Yargıtay 11.Ceza Dairesi E: 2004/4040 K: 2006/1218
- Ceza Muhakemesi Kanunu 81. Madde
Sanık Yakup Akkurt’un temyiz dilekçesi ekinde sunulan belgeler karşısında; suça konu evrak ile ilgili olarak Suçlular Albümünün getirtilmesi, varsa parmak izlerinin mukayesesinin yapılması sanık Yakup Akkurt’un diğer sanıklar, şikayetçi ve tanıklarla huzurda yüzleştirilmesi, mahkumiyet hükmünün tebliğ edildiği şahısla suçu işleyen ve yargılaması yapılanın aynı kişiler olup olmadığının şüpheye yer bırakmayacak suretle usulen belirlenmesi ve varılacak sonucuna göre hukuki durumun takdir ve tayini gerekirken eksik soruşturmayla yazılı şekilde mahkumiyet hükmü kurulması, yasaya aykırı,
Sanıklar Adil Tavukçu, Zafer Arslan Mirza’ya yönelik temyiz itirazlarının incelenmesine gelince: Hükümden sonra, 01.06.2005 tarihinde yürürlüğe giren 5237 Sayılı Türk Ceza Kanunu’nun 7 ve 5349 Sayılı Kanunla değişik 5252 Sayılı Türk Ceza Kanunu’nun Yürürlük ve Uygulama Şekli Hakkında Kanunun 9. maddeleri uyarınca; anılan Kanunlar değerlendirilerek sonucuna göre sanıkların hukuki durumlarının takdir ve tayininde tayini ile 5235 Sayılı Kanunun 10 ve 11. maddelerinin gözetilmesinde zorunluluk bulunması, bozmayı gerektirmiş, Yerel Cumhuriyet Savcıları, sanık Yakup Akkurt ile diğer sanıklar müdafinin temyiz itirazları bu itibarla yerinde görülmüş olduğundan sair yönleri incelenmeyen hükmün bu sebepten dolayı 5320 Sayılı Yasanın 8/1. maddesi gereğince uygulanması gereken 1412 Sayılı CMUK’un 321. maddesi uyarınca bozulmasına, 22.02.2006 gününde oybirliği ile karar verildi.

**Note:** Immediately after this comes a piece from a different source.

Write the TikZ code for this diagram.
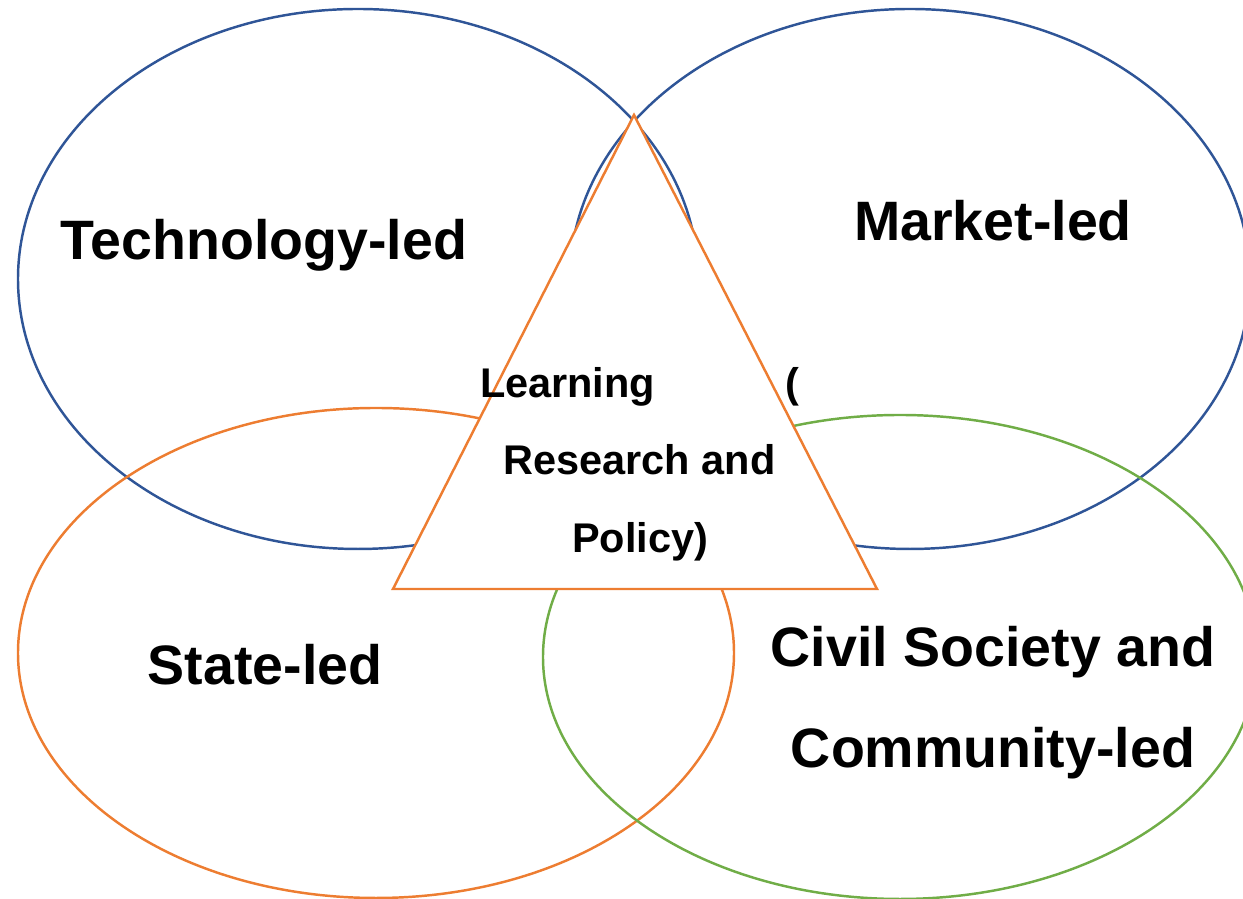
\documentclass[tikz,border=0pt]{standalone}
\usepackage{fontspec}
\setmainfont{Liberation Sans}
\usetikzlibrary{positioning}
\definecolor{techblue}{RGB}{47, 85, 151}
\definecolor{stateorange}{RGB}{237, 125, 49}
\definecolor{civilgreen}{RGB}{112, 173, 71}

\begin{document}
\begin{tikzpicture}[
    ring/.style={line width=0.7pt},
    sector/.style={font=\fontsize{15.8}{18}\selectfont\bfseries, anchor=base},
    core/.style={font=\fontsize{11.8}{14}\selectfont\bfseries, anchor=base}
]
    \useasboundingbox (0,0) rectangle (12.43,-8.99);

    % Centres
    \coordinate (tech) at (3.58,-2.79);
    \coordinate (market) at (9.10,-2.79);
    \coordinate (state) at (3.76,-6.53);
    \coordinate (civil) at (9.00,-6.57);

    % Ellipses
    \draw[ring, techblue] (tech) ellipse [x radius=3.40, y radius=2.70];
    \draw[ring, techblue] (market) ellipse [x radius=3.40, y radius=2.70];
    \draw[ring, stateorange] (state) ellipse [x radius=3.58, y radius=2.45];
    \draw[ring, civilgreen] (civil) ellipse [x radius=3.57, y radius=2.42];

    % Triangle
    \coordinate (apex) at (6.34,-1.15);
    \coordinate (baseleft) at (3.93,-5.89);
    \coordinate (baseright) at (8.77,-5.89);
    \filldraw[ring, draw=stateorange, fill=white] (apex) -- (baseleft) -- (baseright) -- cycle;

    % Labels
    \node[sector] (techlabel) at (2.64,-2.60) {Technology-led};
    \node[sector] (marketlabel) at (9.93,-2.41) {Market-led};
    \node[sector] (statelabel) at (2.65,-6.85) {State-led};
    \node[sector] (civillabel) at (9.93,-6.67) {Civil Society and};
    \node[sector] (communitylabel) at (9.93,-7.68) {Community-led};

    % Triangle text
    \node[core] (learning) at (6.395,-3.98) {Learning\hspace{1.30cm}(};
    \node[core] (research) at (6.395,-4.75) {Research and};
    \node[core] (policy) at (6.40,-5.53) {Policy)};
\end{tikzpicture}
\end{document}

Yargıtay 13. Ceza Dairesi E:2011/19425 K:2012/23818
- Ceza Muhakemesi Kanunu 81. Madde
- Fizik Kimliğin Tespiti
Sanık savunmasında, Adapazarın’da ikamet ettiğini belirtip, …’ya hiç gitmediğini, atılı suçu işlemediğini, kardeşi olan Ayten Yılmaz’ın hırsızlık yaptığını ve birçok olayda kendi adını verdiğini beyan ettiği, sanığın soruşturma aşamasında kimlik tespitini kendi beyanına göre yapıldığı, sanığın eşi … Akkoyun’un da hükümden sonra verdiği dilekçelerde aynı iddiaları yinelediğinin göre, soruşturma sırasında yakalanan ve … ismini kullanan sanığın parmak izinin alınıp alınmadığı, fotoğrafının çekilip çekilmediği, fizik kimliğinin tespitine yarayacak başka bir işlem yapılıp yapılmadığı araştırılarak, talimat yoluyla savunması alınan sanığın bilgileriyle karşılaştırılarak sonucuna göre uygulama yapılması gerekirken eksik inceleme ile yazılı şekilde karar verilmesi, bozmayı gerektirmiş, katılan vekilinin temyiz itirazı bu bakımdan yerinde görülmüş olduğundan, hükmün açıklanan nedenle tebliğnameye uygun olarak bozulmasına, 14.11.2012 tarihinde oybirliğiyle karar verildi.